After Regent Norman Pattiz’s former employee published evidence he sexually harassed her, the University of California Regents voted to subject private misconduct for punishment. (Jintak Han/Assistant Photo editor)

By Stephen Liu

Nov. 17, 2016 9:57 p.m.

The University of California Board of Regents’ misconduct in their private lives will be subject to sanctions, the Board of Regents decided at its meeting Thursday.

Chairperson Monica Lozano introduced the amendment to the University’s Standards of Ethical Conduct, and Sexual Violence and Sexual Harassment Policy after Regent Norman Pattiz sexually harassed his former employee off campus. Pattiz, who is the executive chairman of the radio company PodcastOne, made sexual comments toward Heather McDonald’s breasts when she was taping a bra commercial.

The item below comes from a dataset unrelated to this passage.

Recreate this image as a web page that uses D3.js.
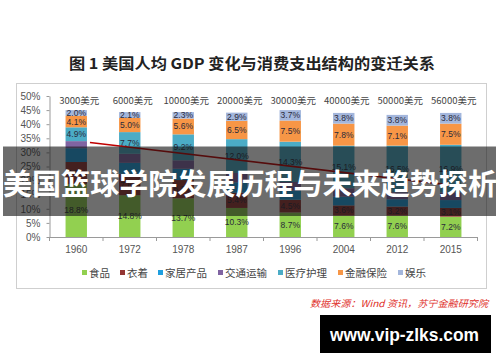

“UC has taken a strong, unequivocal stance on sexual harassment and violence,” Lozano said. “The regents are committed to upholding UC’s (sexual harassment policy).”

[Related: Sexual harassment by UC regent faces backlash from Bruin community]

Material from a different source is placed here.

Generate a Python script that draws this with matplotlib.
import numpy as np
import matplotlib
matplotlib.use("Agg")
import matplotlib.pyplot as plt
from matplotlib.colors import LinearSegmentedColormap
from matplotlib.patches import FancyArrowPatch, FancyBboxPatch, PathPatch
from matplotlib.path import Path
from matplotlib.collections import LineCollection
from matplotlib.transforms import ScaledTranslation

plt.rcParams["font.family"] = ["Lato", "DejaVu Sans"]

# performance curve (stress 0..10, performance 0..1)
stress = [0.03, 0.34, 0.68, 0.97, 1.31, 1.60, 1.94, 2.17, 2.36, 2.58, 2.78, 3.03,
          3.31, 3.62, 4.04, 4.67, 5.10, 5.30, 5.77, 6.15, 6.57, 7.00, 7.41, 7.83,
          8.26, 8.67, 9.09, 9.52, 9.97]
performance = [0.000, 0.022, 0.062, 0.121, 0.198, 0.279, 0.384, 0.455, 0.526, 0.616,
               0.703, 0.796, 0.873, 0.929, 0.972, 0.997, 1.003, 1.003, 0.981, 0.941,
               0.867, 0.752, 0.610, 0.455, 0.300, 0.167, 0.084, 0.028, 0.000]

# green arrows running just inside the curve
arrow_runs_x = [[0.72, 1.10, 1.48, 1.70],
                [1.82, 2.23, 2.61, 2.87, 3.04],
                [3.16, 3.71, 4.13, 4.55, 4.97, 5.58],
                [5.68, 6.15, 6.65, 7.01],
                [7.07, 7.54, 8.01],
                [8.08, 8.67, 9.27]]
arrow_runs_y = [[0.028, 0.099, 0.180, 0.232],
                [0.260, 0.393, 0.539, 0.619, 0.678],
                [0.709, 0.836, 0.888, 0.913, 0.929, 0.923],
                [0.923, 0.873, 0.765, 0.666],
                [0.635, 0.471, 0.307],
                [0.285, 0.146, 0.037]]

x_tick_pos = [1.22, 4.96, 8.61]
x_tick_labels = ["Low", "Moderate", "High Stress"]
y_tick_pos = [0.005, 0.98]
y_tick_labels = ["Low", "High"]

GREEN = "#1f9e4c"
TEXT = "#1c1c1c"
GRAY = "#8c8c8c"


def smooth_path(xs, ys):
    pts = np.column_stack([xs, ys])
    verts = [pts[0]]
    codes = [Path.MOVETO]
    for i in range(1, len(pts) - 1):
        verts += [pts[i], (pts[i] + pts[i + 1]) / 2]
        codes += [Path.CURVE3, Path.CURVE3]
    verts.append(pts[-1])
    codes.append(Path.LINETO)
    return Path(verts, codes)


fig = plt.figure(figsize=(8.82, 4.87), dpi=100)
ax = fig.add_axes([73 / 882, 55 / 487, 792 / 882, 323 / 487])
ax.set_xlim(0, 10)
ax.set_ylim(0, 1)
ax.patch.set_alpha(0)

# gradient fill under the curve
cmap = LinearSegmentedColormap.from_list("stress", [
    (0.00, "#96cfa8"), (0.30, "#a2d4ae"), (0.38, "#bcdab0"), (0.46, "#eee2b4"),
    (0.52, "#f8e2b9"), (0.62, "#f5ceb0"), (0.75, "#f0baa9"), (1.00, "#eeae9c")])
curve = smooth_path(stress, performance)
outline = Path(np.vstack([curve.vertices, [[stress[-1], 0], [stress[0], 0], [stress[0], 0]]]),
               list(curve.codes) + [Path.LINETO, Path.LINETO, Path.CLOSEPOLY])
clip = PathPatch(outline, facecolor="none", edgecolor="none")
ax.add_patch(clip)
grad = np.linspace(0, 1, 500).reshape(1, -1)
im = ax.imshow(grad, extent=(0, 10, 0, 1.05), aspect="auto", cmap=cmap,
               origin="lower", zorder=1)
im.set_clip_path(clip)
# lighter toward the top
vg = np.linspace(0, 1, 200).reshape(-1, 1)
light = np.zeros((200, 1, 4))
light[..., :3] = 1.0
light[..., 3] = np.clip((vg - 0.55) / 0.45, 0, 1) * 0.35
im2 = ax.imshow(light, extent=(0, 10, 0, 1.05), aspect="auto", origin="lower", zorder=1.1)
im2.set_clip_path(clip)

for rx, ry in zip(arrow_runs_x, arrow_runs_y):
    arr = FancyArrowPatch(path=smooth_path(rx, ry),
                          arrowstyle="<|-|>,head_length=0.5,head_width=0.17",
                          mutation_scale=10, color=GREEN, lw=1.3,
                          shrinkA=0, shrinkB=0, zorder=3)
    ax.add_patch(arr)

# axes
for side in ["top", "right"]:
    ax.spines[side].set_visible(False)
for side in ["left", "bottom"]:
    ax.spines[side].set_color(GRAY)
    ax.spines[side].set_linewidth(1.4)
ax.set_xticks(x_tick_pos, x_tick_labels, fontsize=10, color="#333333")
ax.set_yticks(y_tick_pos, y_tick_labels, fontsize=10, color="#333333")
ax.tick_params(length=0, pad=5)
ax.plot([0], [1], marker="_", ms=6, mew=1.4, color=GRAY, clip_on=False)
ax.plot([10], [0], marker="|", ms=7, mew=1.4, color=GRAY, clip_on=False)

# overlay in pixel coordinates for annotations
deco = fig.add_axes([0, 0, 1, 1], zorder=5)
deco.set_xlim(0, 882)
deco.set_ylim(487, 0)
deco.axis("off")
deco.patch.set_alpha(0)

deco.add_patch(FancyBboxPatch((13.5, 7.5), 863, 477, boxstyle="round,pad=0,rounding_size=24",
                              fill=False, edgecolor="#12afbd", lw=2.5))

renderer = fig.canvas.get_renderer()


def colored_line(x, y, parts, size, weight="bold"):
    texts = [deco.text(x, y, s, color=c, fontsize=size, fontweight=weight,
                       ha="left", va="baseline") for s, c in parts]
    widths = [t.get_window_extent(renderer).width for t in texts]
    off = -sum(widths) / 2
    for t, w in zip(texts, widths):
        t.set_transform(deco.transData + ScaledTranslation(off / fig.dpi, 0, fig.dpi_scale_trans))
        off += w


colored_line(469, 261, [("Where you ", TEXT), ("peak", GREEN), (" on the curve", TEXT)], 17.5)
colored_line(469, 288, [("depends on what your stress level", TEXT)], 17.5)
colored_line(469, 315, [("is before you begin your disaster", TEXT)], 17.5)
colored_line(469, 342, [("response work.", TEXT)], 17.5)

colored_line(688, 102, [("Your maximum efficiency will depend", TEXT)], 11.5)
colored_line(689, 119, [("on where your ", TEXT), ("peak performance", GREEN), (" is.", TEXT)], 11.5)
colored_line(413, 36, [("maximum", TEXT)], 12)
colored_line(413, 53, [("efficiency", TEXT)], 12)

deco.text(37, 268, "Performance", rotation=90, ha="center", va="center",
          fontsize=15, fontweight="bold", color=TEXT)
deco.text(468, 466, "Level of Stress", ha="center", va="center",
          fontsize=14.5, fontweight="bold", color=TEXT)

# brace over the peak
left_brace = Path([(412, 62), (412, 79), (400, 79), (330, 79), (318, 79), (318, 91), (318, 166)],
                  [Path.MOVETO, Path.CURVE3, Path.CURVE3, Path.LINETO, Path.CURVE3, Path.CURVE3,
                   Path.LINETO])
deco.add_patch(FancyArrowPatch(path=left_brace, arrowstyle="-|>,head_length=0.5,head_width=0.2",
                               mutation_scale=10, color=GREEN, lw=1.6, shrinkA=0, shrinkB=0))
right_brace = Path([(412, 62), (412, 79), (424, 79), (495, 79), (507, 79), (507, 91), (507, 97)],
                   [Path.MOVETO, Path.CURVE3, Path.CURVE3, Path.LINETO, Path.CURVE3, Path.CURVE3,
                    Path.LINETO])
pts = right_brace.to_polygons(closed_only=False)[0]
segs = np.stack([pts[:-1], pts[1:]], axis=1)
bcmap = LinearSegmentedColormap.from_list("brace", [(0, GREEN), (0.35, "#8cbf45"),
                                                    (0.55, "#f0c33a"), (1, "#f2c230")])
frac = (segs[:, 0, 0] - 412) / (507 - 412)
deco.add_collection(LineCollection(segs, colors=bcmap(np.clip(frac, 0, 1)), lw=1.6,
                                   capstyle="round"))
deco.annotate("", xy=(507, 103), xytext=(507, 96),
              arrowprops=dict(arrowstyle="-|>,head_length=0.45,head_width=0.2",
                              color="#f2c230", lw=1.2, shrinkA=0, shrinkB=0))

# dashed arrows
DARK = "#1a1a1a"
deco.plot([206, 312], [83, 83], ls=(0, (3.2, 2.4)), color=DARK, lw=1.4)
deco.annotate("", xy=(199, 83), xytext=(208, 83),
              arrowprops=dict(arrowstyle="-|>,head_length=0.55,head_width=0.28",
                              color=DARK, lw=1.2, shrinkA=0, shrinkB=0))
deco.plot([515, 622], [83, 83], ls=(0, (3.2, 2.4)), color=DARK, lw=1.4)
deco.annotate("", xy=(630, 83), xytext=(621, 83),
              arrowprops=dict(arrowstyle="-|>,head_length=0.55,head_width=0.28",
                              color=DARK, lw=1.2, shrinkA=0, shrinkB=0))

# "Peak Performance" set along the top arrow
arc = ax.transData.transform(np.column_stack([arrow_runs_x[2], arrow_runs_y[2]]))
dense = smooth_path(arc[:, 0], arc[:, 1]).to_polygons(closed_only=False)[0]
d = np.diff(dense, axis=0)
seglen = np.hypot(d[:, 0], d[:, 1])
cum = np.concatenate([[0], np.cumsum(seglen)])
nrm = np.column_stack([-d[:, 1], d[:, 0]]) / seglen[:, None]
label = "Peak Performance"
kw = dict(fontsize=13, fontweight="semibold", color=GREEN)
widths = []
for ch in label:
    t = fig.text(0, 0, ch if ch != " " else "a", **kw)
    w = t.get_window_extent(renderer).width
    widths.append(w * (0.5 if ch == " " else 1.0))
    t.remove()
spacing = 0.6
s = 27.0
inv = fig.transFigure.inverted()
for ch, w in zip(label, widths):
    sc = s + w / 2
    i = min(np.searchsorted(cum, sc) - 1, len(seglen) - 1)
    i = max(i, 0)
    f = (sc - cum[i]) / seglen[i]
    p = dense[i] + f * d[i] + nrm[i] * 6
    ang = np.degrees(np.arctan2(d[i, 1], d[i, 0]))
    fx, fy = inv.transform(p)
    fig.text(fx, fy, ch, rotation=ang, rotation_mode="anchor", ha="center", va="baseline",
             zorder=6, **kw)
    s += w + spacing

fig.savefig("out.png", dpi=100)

Upon being appointed to the board, regents will also be required to take the University’s sexual harassment prevention training program that is already required for UC faculty. Regents will then have to continue training twice a year after that.

Charles Robinson, UC general counsel, said actions the board can unilaterally take to punish regents are limited.

“The board doesn’t have the ability to remove a regent once a regent has been confirmed by the Senate,” Robinson said. “Nor does the governor, given the role of the Senate.”

Robinson said before the amendments passed, the board could only censure regents in writing, remove them from leadership positions on the board or refer them to other authorities for action. He added the board can ask regents to resign, but cannot force a resignation.

He also said the state attorney general can remove a regent from office through court proceedings, but only if they are found guilty of corruption or a felony.

Regent John Perez initially asked to discuss the scope of what behavior would fall under UC’s ethical conduct policies, but voted to approve the amendments for ethical and sexual misconduct.

“I don’t like notion that anybody in public could take issue with what a board member does in private,” Perez said. “I’m worried about business practices; where do we draw line in terms of what issues properly come before board?”

Regent Russell Gould said the scope of the conduct policy for private settings would not be considered casually, though conduct issues would be taken case by case in the interim.

Robinson said the committee would flesh out the procedures, which will take effect in January.